Example clusters from DBLP

5.3.1 Clustering results on real-world data sets

In Table 1, we summarize some key characteristics of the clustering results of the different approaches on the real-world data sets. Experiments that did not finish within 2 days were aborted. For each approach and data set, we provide the runtime as well as the average number of vertices, density and number of layers of the found clusters. Note that for the adaptations of GAMer, the density and subspace are determined on the corresponding transformed graphs to get a fair comparison; the clusters do not correspond to MLCS clusters in the original multi-layer graphs.
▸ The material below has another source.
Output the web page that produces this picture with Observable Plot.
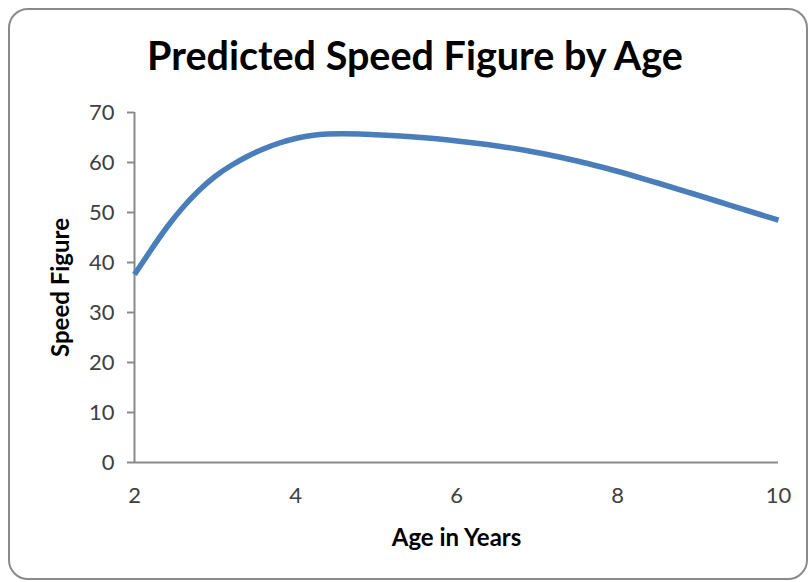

Cocain did not finish on any of the data sets within 2 days; GAMer-lg finished only on the DBLP graph, however, with a much higher runtime than the other approaches due to the size of the constructed line graph. MiMAG and GAMer-avg have similar runtimes for all data sets. On the IMDB graph, MiMAG detects clusters with a significantly higher average density and dimensionality than GAMer-avg. On Arxiv, the density of GAMer-avg’s clusters is slightly higher, which is caused by the fact that GAMer-avg unions the edge sets from all 300 layers and thus obtains a very dense graph. On DBLP, the clusters detected by MiMAG again show the highest average density, while having similar average size and dimensionality to the other approaches.
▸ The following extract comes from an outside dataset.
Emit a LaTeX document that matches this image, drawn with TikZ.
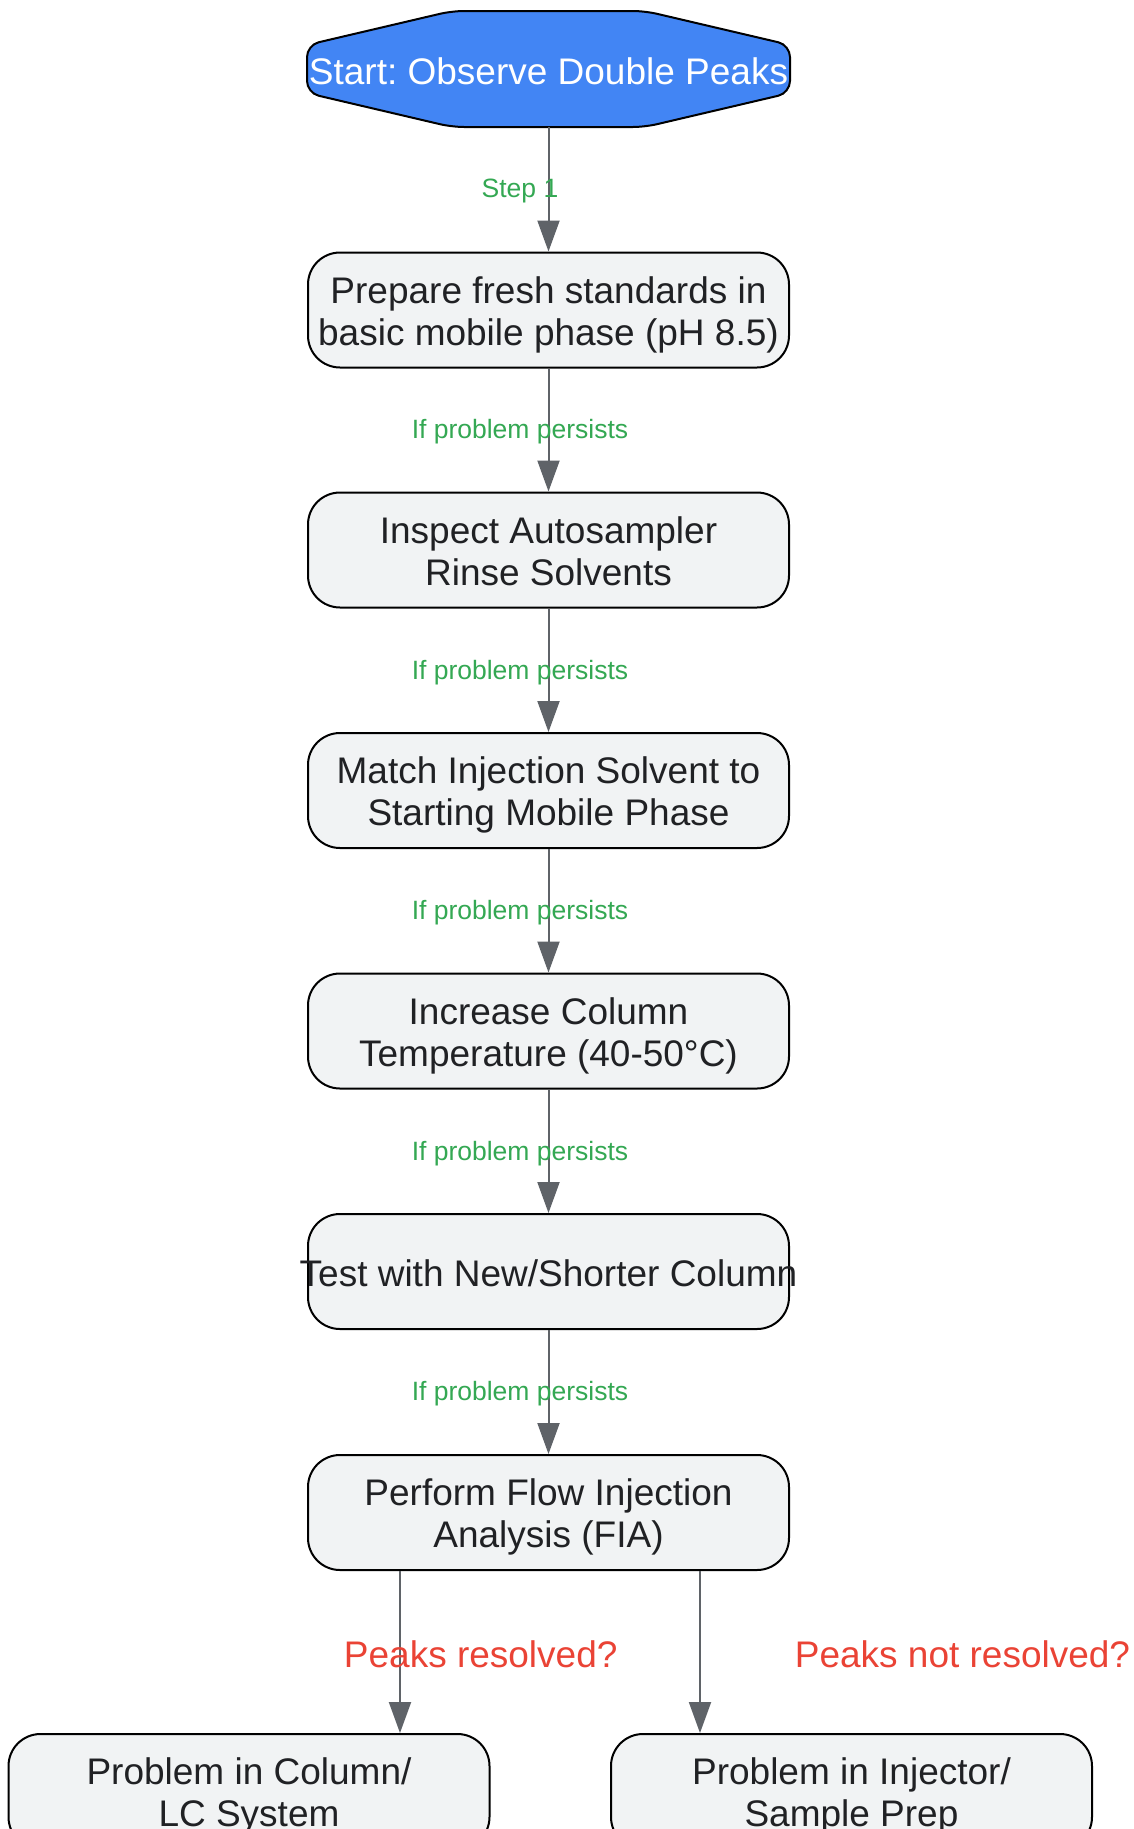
\documentclass[tikz,border=0pt]{standalone}
\usepackage{fontspec}
\setmainfont{Liberation Sans}
\usetikzlibrary{arrows.meta}
\definecolor{nodefill}{HTML}{F1F3F4}
\definecolor{startblue}{HTML}{4285F4}
\definecolor{arrgray}{HTML}{5F6368}
\definecolor{lblgreen}{HTML}{34A853}
\definecolor{lblred}{HTML}{EA4335}
\definecolor{txt}{HTML}{202124}
\frenchspacing
\begin{document}
\begin{tikzpicture}[x=1pt,y=-1pt,
 box/.style={draw=black, line width=2pt, fill=nodefill, rounded corners=32pt, minimum width=481pt, minimum height=115pt, inner sep=0pt},
 btxt/.style={inner sep=0pt, align=center, text=txt, font=\fontsize{37}{42}\selectfont, execute at begin node=\strut, execute at end node=\strut},
 arr/.style={draw=arrgray, line width=2pt, -{Triangle[length=31pt,width=22pt]}},
 glabel/.style={text=lblgreen, font=\fontsize{26.5}{30}\selectfont, inner sep=0pt, yshift=-2pt},
 rlabel/.style={text=lblred, font=\fontsize{37}{42}\selectfont, inner sep=0pt, yshift=-2.3pt}]
\useasboundingbox[fill=white] (0,0) rectangle (1134,1829);
\clip (0,0) rectangle (1134,1829);
\draw[line width=2pt, fill=startblue, rounded corners=12pt] (307,45) -- (452,11) -- (645,11) -- (790,45) -- (790,93) -- (645,127) -- (452,127) -- (307,93) -- cycle;
\node[minimum width=483pt, minimum height=116pt, inner sep=0pt] (start) at (548.5,69) {};
\node[btxt, text=white] (startt) at (548.5,75.8) {\makebox[0pt]{Start: Observe Double Peaks}};
\node[box] (n2) at (548.5,310) {};
\node[btxt] (n2t) at (548.5,317) {Prepare fresh standards in\\basic mobile phase (pH 8.5)};
\node[box] (n3) at (548.5,550) {};
\node[btxt] (n3t) at (548.5,557) {Inspect Autosampler\\Rinse Solvents};
\node[box] (n4) at (548.5,790.5) {};
\node[btxt] (n4t) at (548.5,797.5) {Match Injection Solvent to\\Starting Mobile Phase};
\node[box] (n5) at (548.5,1031) {};
\node[btxt] (n5t) at (548.5,1038) {Increase Column\\Temperature (40-50°C)};
\node[box] (n6) at (548.5,1271.5) {};
\node[btxt] (n6t) at (548.5,1278.3) {\makebox[0pt]{Test with New/Shorter Column}};
\node[box] (n7) at (548.5,1512.5) {};
\node[btxt] (n7t) at (548.5,1519.5) {Perform Flow Injection\\Analysis (FIA)};
\node[box] (b1) at (249,1791.5) {};
\node[btxt] (b1t) at (249,1798.5) {Problem in Column/\\LC System};
\node[box] (b2) at (851.5,1791.5) {};
\node[btxt] (b2t) at (851.5,1798.5) {Problem in Injector/\\Sample Prep};
\draw[arr] (start) -- node[glabel, xshift=-28.5pt]{Step 1} (n2);
\draw[arr] (n2) -- node[glabel, xshift=-28.5pt]{If problem persists} (n3);
\draw[arr] (n3) -- node[glabel, xshift=-28.5pt]{If problem persists} (n4);
\draw[arr] (n4) -- node[glabel, xshift=-28.5pt]{If problem persists} (n5);
\draw[arr] (n5) -- node[glabel, xshift=-28.5pt]{If problem persists} (n6);
\draw[arr] (n6) -- node[glabel, xshift=-28.5pt]{If problem persists} (n7);
\coordinate (cl) at (400,1650);
\coordinate (cr) at (700,1650);
\draw[arr] (n7.south -| cl) -- node[rlabel, xshift=80.7pt]{Peaks resolved?} (b1.north -| cl);
\draw[arr] (n7.south -| cr) -- node[rlabel, xshift=262.5pt]{Peaks not resolved?} (b2.north -| cr);
\end{tikzpicture}
\end{document}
Table 1 Key characteristics of the clustering results

6 Conclusion

We proposed the new paradigm of clustering multi-layer graphs with edge labels. Besides the mere graph data, additional information about the edges is considered for finding coherent subgraphs. We introduced the clustering model MLCS, which defines clusters of vertices that are densely connected by edges with similar edge labels in a subset of the graph layers. Redundancy in the result set is avoided by selecting only the most interesting clusters. Based on this model, we introduced the efficient best-first search algorithm MiMAG. The performance and clustering quality of MiMAG were demonstrated in our experimental analysis.